In 1789 he became vice-president of the United States—General Washington being inaugurated president. Washington and Adams were re-elected in 1792; and at the close of their administration in 1796, Adams was chosen president by the Federalists—Thomas Jefferson, the republican candidate for the presidency, becoming vice-president. An administration chiefly noted for fierce dissensions among the leaders of the Federal party, especially for a bitter hostility between Adams and Alexander Hamilton, was followed by the defeat of Adams (who had become a candidate for re-election) in 1800, and the election of Jefferson and Aaron Burr, the democratic candidates, as president and vice-president.
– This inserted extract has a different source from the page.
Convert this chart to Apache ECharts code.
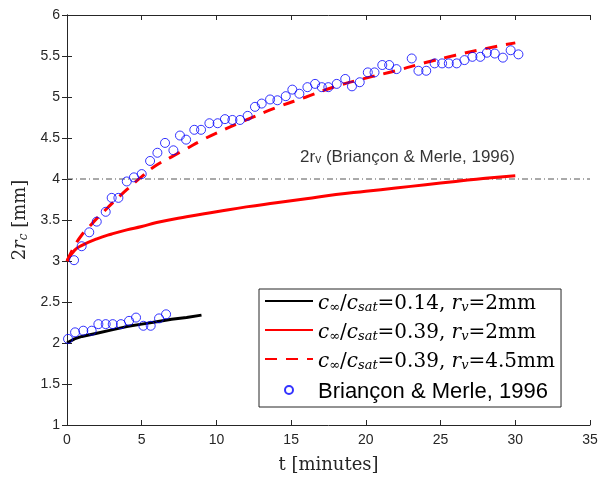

Chagrined at his defeat, and burdened with a sense of what he deemed his undeserved unpopularity among the members of his own party, Mr Adams now retired to his home at Quincy, Massachusetts, where he passed the remainder of his life in comparative obscurity. He died July 4, 1826.
See Works of John Adams, edited by his grandson, C. F. Adams (10 vols. 1850-1856); Life of John Adams, by J. Q. Adams and C. F. Adams (2 vols. 1871); John Adams (American Statesmen Series), by John T. Morse, jun. (1885).